Heute geht es allerdings nicht um die Werke von Roman Signer. In der Bibliothek der Wunder, der «Library of Marvels», entfaltet Rachel Withers eine Welt des Staunens. Eine Bilderwelt, die Haken schlägt. Die sich nicht in einer durchsichtigen Logik einfangen lässt. Das Material dazu hat Rachel Withers in Roman Signers Bibliothek gefunden.
Der Bilderschatz dieser Ausstellung erinnert in der Welt der Sprache an die Erzählungen und Essays des Argentiniers Jorge Luis Borges. Seine Texte sind Enzyklopädien des Imaginären. Oder fantastische Erzählungen wie die neue Widerlegung der Zeit. Sie entwickeln ihre eigene, überraschende, Logik. Borges Welt war eine der Bibliotheken.
Bibliotheken, Buchhandlungen sind Schatzkammern des Geistes, des über lange Zeiträume hinweg gesammelten Wissens. St.Gallen hat hier einiges zu bieten. Die Stiftsbibliothek, unser Weltkulturgut, oder die Publikumsbibliothek in der Hauptpost, die als Public Library in ihrer Zugänglichkeit am Bahnhofsplatz schweizweit ihresgleichen sucht. Eine weitere Fundgrube für streifende und schweifende Leser sind Antiquariate. Wie das Buchantiquariat Lüchinger von Markus Comba an der Magnihalden.

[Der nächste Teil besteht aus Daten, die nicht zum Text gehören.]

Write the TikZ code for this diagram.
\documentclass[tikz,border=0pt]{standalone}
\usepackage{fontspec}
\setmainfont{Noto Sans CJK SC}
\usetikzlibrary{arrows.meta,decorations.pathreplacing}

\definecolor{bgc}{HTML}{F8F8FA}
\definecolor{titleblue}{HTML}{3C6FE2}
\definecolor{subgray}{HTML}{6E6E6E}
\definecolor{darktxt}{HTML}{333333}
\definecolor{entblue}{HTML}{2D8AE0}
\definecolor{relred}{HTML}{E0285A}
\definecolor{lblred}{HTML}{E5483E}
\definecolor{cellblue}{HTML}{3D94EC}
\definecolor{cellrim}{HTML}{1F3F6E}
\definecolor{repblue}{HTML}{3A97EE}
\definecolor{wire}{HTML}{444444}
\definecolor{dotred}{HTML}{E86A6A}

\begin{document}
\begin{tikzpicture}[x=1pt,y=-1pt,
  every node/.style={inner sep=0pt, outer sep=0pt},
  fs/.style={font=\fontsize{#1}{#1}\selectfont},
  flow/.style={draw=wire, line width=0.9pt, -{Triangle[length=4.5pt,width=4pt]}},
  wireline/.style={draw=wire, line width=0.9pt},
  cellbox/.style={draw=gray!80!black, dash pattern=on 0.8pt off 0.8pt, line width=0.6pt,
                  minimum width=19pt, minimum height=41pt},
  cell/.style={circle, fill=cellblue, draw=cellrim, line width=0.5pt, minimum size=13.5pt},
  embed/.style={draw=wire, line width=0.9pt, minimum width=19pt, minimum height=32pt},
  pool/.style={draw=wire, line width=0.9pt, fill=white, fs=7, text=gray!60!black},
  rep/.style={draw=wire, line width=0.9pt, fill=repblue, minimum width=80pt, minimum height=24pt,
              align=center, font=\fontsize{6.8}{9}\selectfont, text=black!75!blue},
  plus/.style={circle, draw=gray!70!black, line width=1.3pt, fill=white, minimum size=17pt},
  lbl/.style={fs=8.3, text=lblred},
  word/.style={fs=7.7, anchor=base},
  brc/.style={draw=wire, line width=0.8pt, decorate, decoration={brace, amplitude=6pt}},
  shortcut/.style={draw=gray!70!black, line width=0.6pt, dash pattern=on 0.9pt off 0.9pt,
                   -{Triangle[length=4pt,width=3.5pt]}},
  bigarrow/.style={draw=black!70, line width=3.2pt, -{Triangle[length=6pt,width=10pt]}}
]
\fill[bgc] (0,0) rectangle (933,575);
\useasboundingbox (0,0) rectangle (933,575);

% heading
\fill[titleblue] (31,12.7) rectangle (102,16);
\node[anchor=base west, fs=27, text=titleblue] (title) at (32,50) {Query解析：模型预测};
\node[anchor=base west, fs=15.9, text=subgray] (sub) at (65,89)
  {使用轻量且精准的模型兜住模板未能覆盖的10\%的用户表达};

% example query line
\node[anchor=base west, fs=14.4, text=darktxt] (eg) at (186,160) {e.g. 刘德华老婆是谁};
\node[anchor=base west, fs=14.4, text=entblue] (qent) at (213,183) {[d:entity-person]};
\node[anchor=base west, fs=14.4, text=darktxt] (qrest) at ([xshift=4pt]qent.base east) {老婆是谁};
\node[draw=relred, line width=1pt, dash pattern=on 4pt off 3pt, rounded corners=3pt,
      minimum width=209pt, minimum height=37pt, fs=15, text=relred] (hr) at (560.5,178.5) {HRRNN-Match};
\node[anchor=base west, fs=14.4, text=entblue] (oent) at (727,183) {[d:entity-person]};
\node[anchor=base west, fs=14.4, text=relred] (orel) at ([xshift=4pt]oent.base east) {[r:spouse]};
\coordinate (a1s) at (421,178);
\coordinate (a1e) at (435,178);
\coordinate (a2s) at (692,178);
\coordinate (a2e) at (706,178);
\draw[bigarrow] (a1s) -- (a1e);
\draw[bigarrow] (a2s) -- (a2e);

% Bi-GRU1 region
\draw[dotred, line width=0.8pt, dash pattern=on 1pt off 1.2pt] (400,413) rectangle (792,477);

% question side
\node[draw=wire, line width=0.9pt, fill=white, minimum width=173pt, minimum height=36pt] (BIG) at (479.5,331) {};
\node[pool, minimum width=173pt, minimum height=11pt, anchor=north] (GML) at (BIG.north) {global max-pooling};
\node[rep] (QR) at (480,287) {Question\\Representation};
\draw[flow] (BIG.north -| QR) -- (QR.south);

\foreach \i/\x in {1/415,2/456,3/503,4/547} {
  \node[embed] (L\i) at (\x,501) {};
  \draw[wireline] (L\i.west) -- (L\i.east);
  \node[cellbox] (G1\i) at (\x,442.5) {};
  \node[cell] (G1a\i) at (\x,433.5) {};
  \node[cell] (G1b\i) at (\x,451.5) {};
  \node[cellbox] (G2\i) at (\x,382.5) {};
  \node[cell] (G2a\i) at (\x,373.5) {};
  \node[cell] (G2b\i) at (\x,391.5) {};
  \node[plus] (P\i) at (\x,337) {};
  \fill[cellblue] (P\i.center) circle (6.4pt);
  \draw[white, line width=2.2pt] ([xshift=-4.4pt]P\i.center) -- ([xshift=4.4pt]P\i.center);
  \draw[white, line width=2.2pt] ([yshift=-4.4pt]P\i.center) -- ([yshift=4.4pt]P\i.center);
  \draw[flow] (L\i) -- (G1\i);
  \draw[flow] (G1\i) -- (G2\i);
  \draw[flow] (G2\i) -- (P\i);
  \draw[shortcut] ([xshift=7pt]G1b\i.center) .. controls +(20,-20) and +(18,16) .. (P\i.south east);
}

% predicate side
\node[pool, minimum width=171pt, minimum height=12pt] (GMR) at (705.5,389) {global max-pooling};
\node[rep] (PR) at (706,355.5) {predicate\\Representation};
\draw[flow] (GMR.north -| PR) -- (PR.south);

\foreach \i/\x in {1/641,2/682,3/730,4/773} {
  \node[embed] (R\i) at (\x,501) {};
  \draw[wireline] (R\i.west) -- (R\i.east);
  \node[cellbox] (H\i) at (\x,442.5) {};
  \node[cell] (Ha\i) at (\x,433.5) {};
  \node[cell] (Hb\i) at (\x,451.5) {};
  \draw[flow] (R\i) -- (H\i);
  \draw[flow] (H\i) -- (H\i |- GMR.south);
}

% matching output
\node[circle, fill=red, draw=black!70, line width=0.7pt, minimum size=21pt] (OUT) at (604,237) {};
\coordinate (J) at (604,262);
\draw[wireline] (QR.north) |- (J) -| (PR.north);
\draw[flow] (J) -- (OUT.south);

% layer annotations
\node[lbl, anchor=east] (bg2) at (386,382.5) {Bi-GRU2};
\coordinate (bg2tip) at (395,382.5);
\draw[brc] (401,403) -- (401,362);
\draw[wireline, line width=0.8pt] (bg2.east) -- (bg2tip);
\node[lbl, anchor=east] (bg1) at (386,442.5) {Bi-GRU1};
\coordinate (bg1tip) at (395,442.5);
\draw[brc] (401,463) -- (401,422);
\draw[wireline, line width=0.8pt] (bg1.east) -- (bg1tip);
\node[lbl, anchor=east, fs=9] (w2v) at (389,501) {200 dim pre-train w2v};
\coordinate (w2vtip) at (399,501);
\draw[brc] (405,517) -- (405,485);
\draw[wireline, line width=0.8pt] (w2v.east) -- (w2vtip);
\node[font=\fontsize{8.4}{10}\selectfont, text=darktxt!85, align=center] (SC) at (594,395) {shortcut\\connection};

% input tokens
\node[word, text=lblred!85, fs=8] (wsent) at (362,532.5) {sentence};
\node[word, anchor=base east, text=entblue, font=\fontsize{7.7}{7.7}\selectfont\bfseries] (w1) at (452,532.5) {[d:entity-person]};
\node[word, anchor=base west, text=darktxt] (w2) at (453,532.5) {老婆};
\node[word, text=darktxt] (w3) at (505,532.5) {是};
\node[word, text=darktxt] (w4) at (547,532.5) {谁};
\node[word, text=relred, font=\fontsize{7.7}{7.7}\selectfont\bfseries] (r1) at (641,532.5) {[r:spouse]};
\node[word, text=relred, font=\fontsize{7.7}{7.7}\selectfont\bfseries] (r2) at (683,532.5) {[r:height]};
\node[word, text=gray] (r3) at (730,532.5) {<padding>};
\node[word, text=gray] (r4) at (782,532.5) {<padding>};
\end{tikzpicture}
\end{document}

Roman Signer kann aber auch alten Adressbüchern Interessantes abgewinnen. Er hat mir mal erzählt, wie er entdeckte, dass die Schuhmacherwerkstatt, von der aus der Säntismörder Kreuzpointner aufgebrochen sei, just an der Unterstrasse lag. Der Säntismord von 1922 als grosse Schweizer Kriminalgeschichte mit ihrem Ausgangspunkt exakt gegenüber seinem heutigen Atelier.
Das Werk von Roman Signer ist voller vielfältiger und nicht übersehbarer Bezüge zu St.Gallen, dem Wohnort, und Appenzell, seinem Geburtsort. Eindrücklich war das schon vor bald 50 Jahren bei der Säntisinstallation mit Bernhard Tagwerker auf dem Bodensee zu sehen. Und unübersehbar bei der Zündschnur von 1989, die die Topographie von Appenzell nach St.Gallen entlang der Appenzeller Bahn in 35 Tagen in Raum und Zeit neu vermass.
Inzwischen ist das Stadtbild versetzt mit Arbeiten, Spuren, von Roman Signer. Die Kunst ist zwar hier verankert und wächst aus der Region heraus. Sie weist aber ins Weite, oft mit einer universellen Dimension. – Wie dies auch für die Filme von Peter Liechti, etwa «Vaters Garten» oder «Hans im Glück» gilt. Oder für die binäre Bahnhofsuhr von Norbert Möslang, die avantgardistischste Bahnhofsuhr Europas, wenn nicht der Welt. Eine Visitenkarte des Aufbruchs. Und im Stadtbild so etwas wie eine Antwort auf den Wasserturm von Roman Signer im Grabenpärkli, seinerzeit ein erstaunlich weitblickendes Jubiläumsgeschenk des Gewerbeverbands, an dem sich das Publikum auch rieb. Wie Jahrzehnte zuvor schon am grossartigen Tapies im Stadttheater.
Mit Blick auf die jüngeren kulturpolitischen Entscheide des Stadtrates kann man sich allerdings fragen, ob den politisch Verantwortlichen in unserer Stadt auch bewusst ist, welchen Rang und welche Bedeutung Kunst und Kultur hier haben. Welcher Kontrast zur Lebendigkeit der politisch-kulturellen Szene in dieser Stadt! Roman Signer ist ein Künstler von Weltrang. Mit grosser Selbstverständlichkeit gehört er zu den Erstunterzeichnern des Kulturappells gegen die kurzsichtige Sparpolitik in der Kulturpolitik und beim Kunstmuseum.
Erst recht in dieser Zeit von Corona und kurzsichtiger Sparpolitik ist es eine Freude, mit dieser Ausstellung von Rachel Withers zu den Büchern von Roman Signer ein kleines Festival der Fantasie zu erleben. Und einmal mehr hat es Ursula Badrutt vom Amt für Kultur mit ihrem Team geschafft, in der Reihe S4 etwas zum Klingen zu bringen, was in diesem Kanton, in dem die Kultur nicht immer einen leichten Stand hat, nicht selbstverständlich ist. Herzliche Gratulation Rachel Withers, Roman Signer und Ursula Badrutt zu dieser Leistung! Und natürlich auch den vielen anderen Mitwirkenden, herausgegriffen die erneut eindrückliche Ausstellungsarchitektur von Johannes Stieger.